The handful of cases where I've needed to use compatibility mode, the results were still problematic or completely unsuccessful. This definitely needed improvement.


But for the life of me, his discussion is about a 13 year old operating system, and we're talking about Microsoft moving to fast? Holy crap. I'd say that most people could move to Windows 7 after it's been out a year and realize that it was the one OS that was the "new" XP. The face of most business workstations. I can see the metro-ness being a turnoff in Windows 8, but frankly, the functionality is similar to Windows 7. There is no reason for companies to hold back on updating their workstation platforms for 13 years. 5-7, sure. 13? What dafuq?
If Windows (or any OS) was my personal pet project, I wouldn't arbitrarily restrict features and I would want to continuously improve it to be as good as it could be. Microsoft clearly doesn't want Windows to be as good as it can be. There shouldn't be completely separate versions of Windows. It should be continuously updated and improved. The core would be as light as it ever was and would still run on a 1995 system. The "bloat" we have come to expect would be optional components, so there would still be only 1 "Windows." Licensing should still exist because Microsoft needs to generate profit and fund development. A license should merely give you a digital ID that authorizes the system to use online services like Windows Update (and, now, Microsoft Account / SkyDrive / etc). The license would also allow you to activate other optional components, such as Exchange Server / IIS / etc.
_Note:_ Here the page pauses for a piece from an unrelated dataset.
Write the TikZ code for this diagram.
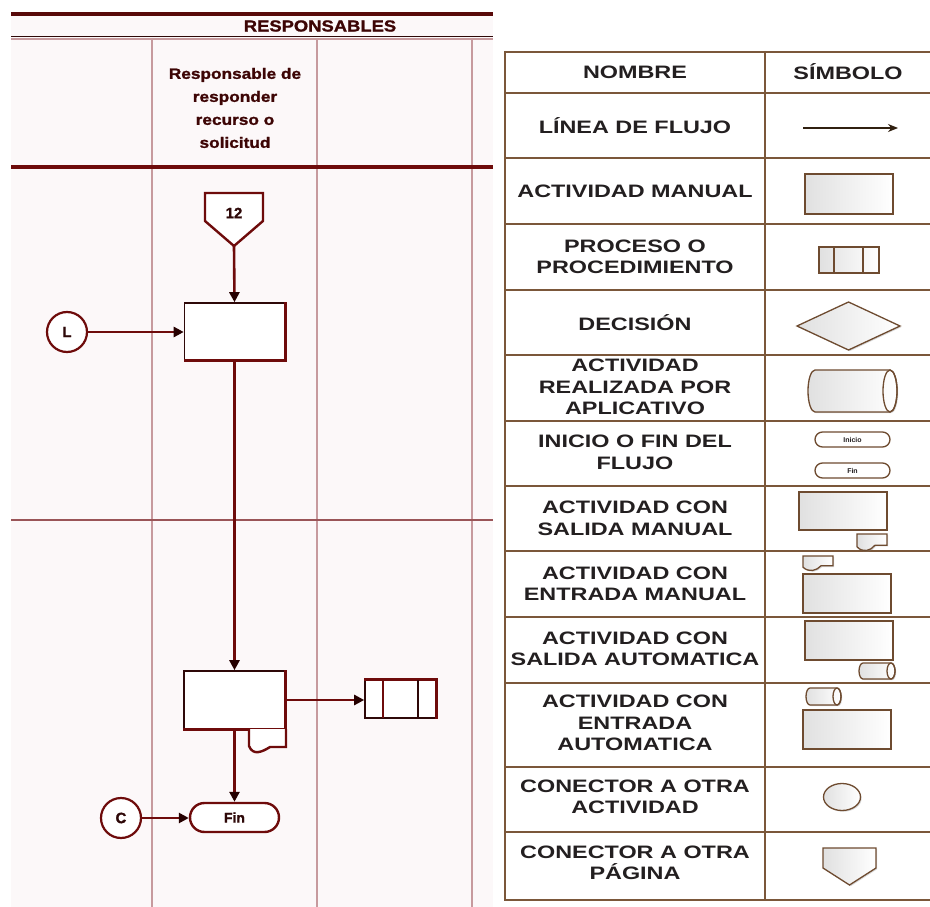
\documentclass[tikz,border=0pt]{standalone}
\usepackage{fontspec}
\setmainfont{Liberation Sans}
\newfontfamily\tblfont[FakeStretch=1.3]{Liberation Sans}
\newfontfamily\lanefont[FakeStretch=1.15,FakeBold=1.2]{Liberation Sans}
\newfontfamily\symfont[FakeBold=1]{Liberation Sans}
\usetikzlibrary{arrows.meta,shapes.misc,shapes.geometric,shadows}
\definecolor{flowred}{HTML}{6E0B0B}
\definecolor{darkbox}{HTML}{2E0808}
\definecolor{laneline}{HTML}{C79A9E}
\definecolor{midline}{HTML}{9A5558}
\definecolor{panelbg}{HTML}{FCF8F9}
\definecolor{tblline}{HTML}{7B573A}
\definecolor{tbltext}{HTML}{231F20}
\definecolor{shapeline}{HTML}{6E4B30}
\definecolor{lanetext}{HTML}{3D0505}
\newcommand\mycyl[5]{%
  \pgfmathsetmacro\cyA{#1+#5}\pgfmathsetmacro\cyB{#2-#5}%
  \pgfmathsetmacro\cyR{(#4-#3)/2}\pgfmathsetmacro\cyM{(#3+#4)/2}%
  \path[tshape] (\cyB,#3) -- (\cyA,#3) arc[start angle=270,end angle=90,x radius=#5,y radius=\cyR]
     -- (\cyB,#4) arc[start angle=90,end angle=-90,x radius=#5,y radius=\cyR] -- cycle;
  \draw[tborder] (\cyB,\cyM) ellipse[x radius=#5,y radius=\cyR];
}
\newcommand\mydoc[4]{%
  \pgfmathsetmacro\dW{#2-#1}\pgfmathsetmacro\dH{#4-#3}%
  \path[tshape] (#1,#3) -- (#1,#4-0.2*\dH) .. controls (#1+0.2*\dW,#4+0.2*\dH) and (#1+0.45*\dW,#4+0.05*\dH) .. (#1+0.6*\dW,#4-0.3*\dH)
     -- (#2,#4-0.3*\dH) -- (#2,#3) -- cycle;
}
\tikzset{
  flow/.style={draw=flowred, line width=2.6pt, -{Triangle[length=10pt,width=10pt,color=black!85!red]}},
  lanebox/.style={draw=darkbox, line width=1.6pt, minimum width=#1, inner sep=0},
  tcell/.style={font={\tblfont\bfseries\fontsize{18}{21.5}\selectfont}, text=tbltext, align=center, inner sep=0},
  tline/.style={draw=tblline, line width=2.2pt},
  tborder/.style={draw=shapeline, line width=1.3pt},
  tshape/.style={draw=shapeline, line width=1.3pt, left color=black!12, right color=white,
     drop shadow={shadow xshift=1.2pt, shadow yshift=-1.2pt, opacity=0.3}},
  tsmall/.style={font={\bfseries\fontsize{7}{8}\selectfont}, text=tbltext},
  conn/.style={circle, draw=flowred, line width=2.2pt, minimum size=40pt, inner sep=0, fill=white,
     font={\symfont\bfseries\fontsize{15}{18}\selectfont}, text=darkbox},
}
\begin{document}
\begin{tikzpicture}[x=1pt,y=-1pt]
\useasboundingbox (0,0) rectangle (930,907);
\fill[white] (0,0) rectangle (930,907);
% ---------- left panel ----------
\fill[panelbg] (11,13) rectangle (493,907);
\foreach \xx in {152,317,472} \draw[laneline, line width=2.2pt] (\xx,38) -- (\xx,907);
\draw[draw=flowred!80!black, line width=3.5pt] (11,14) -- (493,14);
\draw[darkbox, line width=1.6pt] (11,36.5) -- (493,36.5);
\draw[laneline, line width=1.5pt] (11,38.8) -- (493,38.8);
\draw[flowred, line width=3.5pt] (11,167) -- (493,167);
\draw[midline, line width=1.6pt] (11,520) -- (493,520);
\node[font={\lanefont\bfseries\fontsize{16}{19}\selectfont}, text=lanetext] (title) at (320,26) {RESPONSABLES};
\node[font={\lanefont\bfseries\fontsize{15}{23}\selectfont}, text=lanetext, align=center] (lane) at (235,108)
  {Responsable de\\responder\\recurso o\\solicitud};
% off-page connector 12
\draw[flowred, line width=2.4pt, fill=white] (205,193) -- (263,193) -- (263,221) -- (234,246) -- (205,221) -- cycle;
\node[font={\symfont\bfseries\fontsize{15}{18}\selectfont}, text=darkbox] (p12) at (234,213) {12};
\coordinate (p12tip) at (234,246);
% box 1
\node[lanebox=100pt, minimum height=57pt, fill=white] (box1) at (234.5,331.5) {};
\draw[flowred, line width=3.2pt] (box1.north east) -- (box1.south east) -- (box1.south west);
% connector L
\node[conn] (L) at (67,332) {L};
% box 2
\node[lanebox=101pt, minimum height=58pt, fill=white] (box2) at (234.5,700) {};
\draw[flowred, line width=3.2pt] (box2.north east) -- (box2.south east) -- (box2.south west);
\draw[flowred, line width=2.4pt, fill=white] (249,729) -- (249,746) .. controls (253,756) and (262,752) .. (270,747) -- (286,747) -- (286,729);
% process box
\node[draw=darkbox, line width=1.6pt, minimum width=71pt, minimum height=38pt, inner sep=0, fill=white] (proc) at (400.5,699) {};
\draw[flowred, line width=2.8pt] (proc.north west) -- (proc.north east) -- (proc.south east);
\draw[flowred, line width=2.8pt] (383,680) -- (383,718);
\draw[darkbox, line width=1.6pt] (418,680) -- (418,718);
% terminator Fin
\node[rounded rectangle, draw=flowred, line width=2.4pt, minimum width=89pt, minimum height=29pt, inner sep=0, fill=white,
  font={\symfont\bfseries\fontsize{14}{16}\selectfont}, text=darkbox] (fin) at (234.5,817.5) {Fin};
% connector C
\node[conn] (C) at (121,818) {C};
% connectors
\draw[flow] (p12tip) -- (box1.north);
\draw[flow] (L) -- (box1.west |- L);
\draw[flow] (box1.south) -- (box2.north);
\draw[flow] (box2.east) -- (box2.east -| proc.west);
\draw[flow] (box2.south) -- (fin.north);
\draw[flow] (C) -- (fin.west |- C);
% ---------- right table ----------
\foreach \yy in {52,93,158,224,290,355,421,486,551,617,683,767,832,900}
  \draw[tline] (505,\yy) -- (930,\yy);
\draw[tline] (505,51) -- (505,901);
\draw[tline] (765,51) -- (765,901);
\node[tcell] (hN) at (635,72) {NOMBRE};
\node[tcell] (hS) at (848,72) {SÍMBOLO};
\node[tcell] (n1) at (635,125.5) {LÍNEA DE FLUJO};
\node[tcell] (n2) at (635,191) {ACTIVIDAD MANUAL};
\node[tcell] (n3) at (635,257) {PROCESO O\\PROCEDIMIENTO};
\node[tcell] (n4) at (635,322.5) {DECISIÓN};
\node[tcell] (n5) at (635,387) {ACTIVIDAD\\REALIZADA POR\\APLICATIVO};
\node[tcell] (n6) at (635,452.5) {INICIO O FIN DEL\\FLUJO};
\node[tcell] (n7) at (635,518.5) {ACTIVIDAD CON\\SALIDA MANUAL};
\node[tcell] (n8) at (635,584) {ACTIVIDAD CON\\ENTRADA MANUAL};
\node[tcell] (n9) at (635,649) {ACTIVIDAD CON\\SALIDA AUTOMATICA};
\node[tcell] (n10) at (635,723) {ACTIVIDAD CON\\ENTRADA\\AUTOMATICA};
\node[tcell] (n11) at (635,797) {CONECTOR A OTRA\\ACTIVIDAD};
\node[tcell] (n12) at (635,863) {CONECTOR A OTRA\\PÁGINA};
% symbols
\coordinate (s1a) at (803,128);
\coordinate (s1b) at (898,128);
\draw[draw=black!75!brown, line width=1.4pt, -{Stealth[length=10pt,width=8pt]}] (s1a) -- (s1b);
\path[tshape] (805,174) rectangle (893,214);
\path[tshape] (819,247) rectangle (879,273);
\draw[tborder] (834,247) -- (834,273) (863,247) -- (863,273);
\path[tshape] (797,326) -- (848.5,302) -- (900,326) -- (848.5,350) -- cycle;
\mycyl{808}{897}{370}{412}{7}
\node[rounded rectangle, tborder, fill=white, minimum width=75pt, minimum height=15pt, inner sep=0, tsmall] (sIni) at (852.5,439.5) {Inicio};
\node[rounded rectangle, tborder, fill=white, minimum width=75pt, minimum height=15pt, inner sep=0, tsmall] (sFin) at (852.5,470.5) {Fin};
\path[tshape] (799,492) rectangle (887,530);
\mydoc{857}{887}{534}{550}
\mydoc{803}{833}{556}{570}
\path[tshape] (803,574) rectangle (891,613);
\path[tshape] (805,621) rectangle (893,660);
\mycyl{859}{895}{663}{679}{4}
\mycyl{806}{841}{688}{705}{4}
\path[tshape] (803,710) rectangle (891,749);
\path[tshape] (842,797) ellipse[x radius=18.5, y radius=13.5];
\path[tshape] (823,848) -- (876,848) -- (876,868) -- (849.5,885) -- (823,868) -- cycle;
\end{tikzpicture}
\end{document}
In the Win9x days, I fantasized for years about making my own open-source Windows-compatible OS to show Microsoft how it should be done (specifically, the way application software is handled). I saw the value of an online App Store 10+ years before it started earning billions of dollars for Apple. Microsoft didn't do it (correctly) until it was way too late. If I had the free time to study and reverse engineer Windows way back then, I would have dedicated myself to reverse-engineering it to make an alternative. Now, Windows is a huge mess and no open-source OS could ever hope to thoroughly reverse-engineer it.
 

Ichinisan

Lifer
Oct 9, 2002
28,298
1,235
136
... As for supporting encapsulated drivers? Yep... MS should be on the hook for supporting some weird crap when they can simply focus on trying to get customers to move forward.
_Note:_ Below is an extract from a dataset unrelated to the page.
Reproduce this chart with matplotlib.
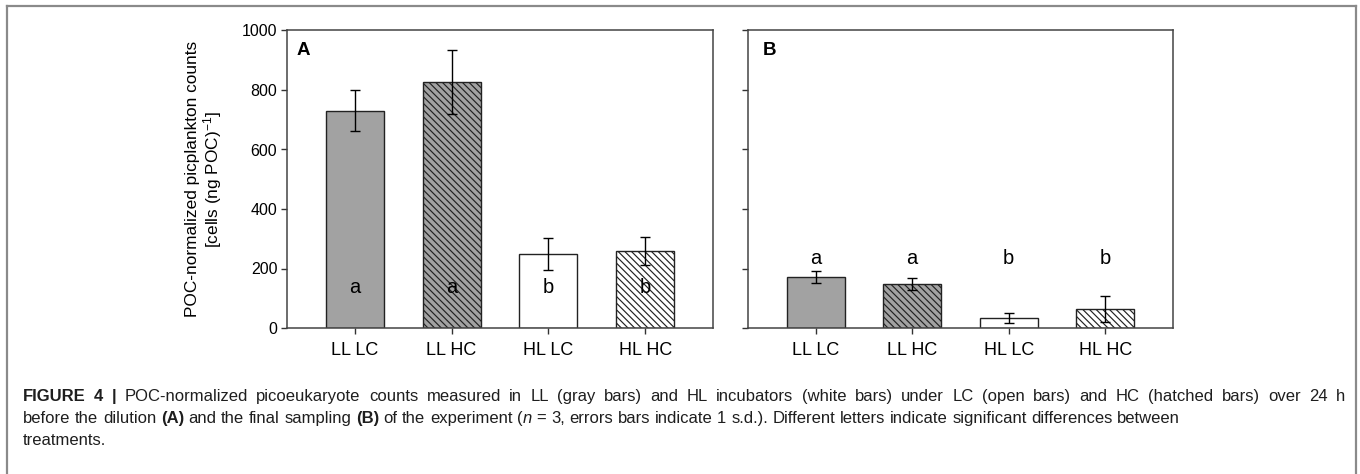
import re
import matplotlib
matplotlib.use("Agg")
import matplotlib.pyplot as plt
from matplotlib.lines import Line2D
import numpy as np

plt.rcParams['font.family'] = ['Liberation Sans', 'DejaVu Sans']
plt.rcParams['mathtext.fontset'] = 'custom'
plt.rcParams['mathtext.rm'] = 'Liberation Sans'
plt.rcParams['mathtext.it'] = 'Liberation Sans:italic'
plt.rcParams['hatch.linewidth'] = 0.85

# data
cats = ["LL LC", "LL HC", "HL LC", "HL HC"]
mean_a = [731, 826, 249, 259]
sd_a = [70, 108, 55, 48]
mean_b = [170, 149, 35, 64]
sd_b = [20, 20, 17, 43]
letters_a = ["a", "a", "b", "b"]
letters_b = ["a", "a", "b", "b"]
yticks = [0, 200, 400, 600, 800, 1000]

fills = ["#a2a2a2", "#a2a2a2", "white", "white"]
hatches = ["", "\\" * 5, "", "\\" * 5]

caption = [
    "**FIGURE 4 |** POC-normalized picoeukaryote counts measured in LL (gray bars) and HL incubators "
    "(white bars) under LC (open bars) and HC (hatched bars) over 24 h",
    "before the dilution **(A)** and the final sampling **(B)** of the experiment (__n__ = 3, errors bars "
    "indicate 1 s.d.). Different letters indicate significant differences between",
    "treatments.",
]
justify = [True, False, False]

fig = plt.figure(figsize=(13.6, 4.74), dpi=100)
ax = fig.add_axes([287 / 1360, 146 / 474, 426 / 1360, 297.5 / 474])
bx = fig.add_axes([748 / 1360, 146 / 474, 425 / 1360, 297.5 / 474])

x = np.arange(1, len(cats) + 1)


def draw_panel(axis, means, sds, letters, letter_y, tag, tag_x):
    bars = axis.bar(x, means, width=0.6, color=fills, edgecolor="#222222", linewidth=1.0, zorder=2)
    for b, h in zip(bars, hatches):
        b.set_hatch(h)
    axis.errorbar(x, means, yerr=sds, fmt="none", ecolor="black", elinewidth=1.0,
                  capsize=3.8, capthick=1.0, zorder=3)
    for xi, lt in zip(x, letters):
        axis.text(xi, letter_y, lt, ha="center", va="center", fontsize=14.5, zorder=4)
    axis.set_xlim(0.3, 4.7)
    axis.set_ylim(0, 1000)
    axis.set_xticks(x)
    axis.set_xticklabels(cats, fontsize=13)
    axis.set_yticks(yticks)
    axis.tick_params(axis="x", direction="out", length=4, width=1, pad=6, color="#333333")
    axis.tick_params(axis="y", direction="out", length=4, width=1, pad=3, color="#333333", labelsize=11.5)
    for sp in axis.spines.values():
        sp.set_color("#444444")
        sp.set_linewidth(1.1)
    axis.text(tag_x, 0.962, tag, transform=axis.transAxes, ha="left", va="top",
              fontsize=13.5, fontweight="bold")


draw_panel(ax, mean_a, sd_a, letters_a, 135, "A", 0.022)
draw_panel(bx, mean_b, sd_b, letters_b, 235, "B", 0.035)
bx.set_yticklabels([])

ax.set_ylabel("POC-normalized picplankton counts\n[cells (ng POC)$^{-1}$]", fontsize=12.4,
              linespacing=1.1)
ax.yaxis.set_label_coords(-0.147, 0.5)


# caption, placed word by word so the first line can be justified
def words_of(line):
    words = [[]]
    for tok in re.split(r"(\*\*.+?\*\*|__.+?__)", line):
        if not tok:
            continue
        if tok.startswith("**"):
            style, body = "bold", tok[2:-2]
        elif tok.startswith("__"):
            style, body = "italic", tok[2:-2]
        else:
            style, body = "normal", tok
        for k, p in enumerate(body.split(" ")):
            if k > 0:
                words.append([])
            if p:
                words[-1].append((p, style))
    return [w for w in words if w]


renderer = fig.canvas.get_renderer()
cap_kw = dict(fontsize=12, color="#1e1e1e", va="baseline", ha="left")


def run_text(xpix, ypix, s, style):
    return fig.text(xpix / 1360, 1 - ypix / 474, s,
                    fontweight="bold" if style == "bold" else "normal",
                    fontstyle="italic" if style == "italic" else "normal", **cap_kw)


def width_of(s, style):
    t = run_text(0, 0, s, style)
    w = t.get_window_extent(renderer).width
    t.remove()
    return w


space_w = width_of("x x", "normal") - width_of("xx", "normal")
x0, x1 = 23, 1345
for i, (line, just) in enumerate(zip(caption, justify)):
    ypix = 401 + 22 * i
    words = words_of(line)
    widths = [[width_of(s, st) for s, st in w] for w in words]
    total = sum(sum(w) for w in widths)
    gap = (x1 - x0 - total) / (len(words) - 1) if just else space_w
    xp = x0
    for w, ws in zip(words, widths):
        for (s, st), wd in zip(w, ws):
            run_text(xp, ypix, s, st)
            xp += wd
        xp += gap

# outer frame
frame_kw = dict(color="#8a8a8a", linewidth=1.6, transform=fig.transFigure)
fig.add_artist(Line2D([7 / 1360, 1355.5 / 1360], [1 - 6 / 474, 1 - 6 / 474], **frame_kw))
fig.add_artist(Line2D([7 / 1360, 7 / 1360], [0, 1 - 6 / 474], **frame_kw))
fig.add_artist(Line2D([1355.5 / 1360, 1355.5 / 1360], [0, 1 - 6 / 474], **frame_kw))

fig.savefig("out.png", dpi=100)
If you're being sarcastic: Getting customers to "move forward" means you don't break compatibility with the hardware you can easily maintain compatibility for. For the customer, broken compatibility is not "moving forward."

Don't apologize for it. The Windows platform is what businesses are invested in. If Microsoft breaks compatibility, businesses have fewer reasons to stay on the Windows platform. Microsoft is shooting itself in the foot.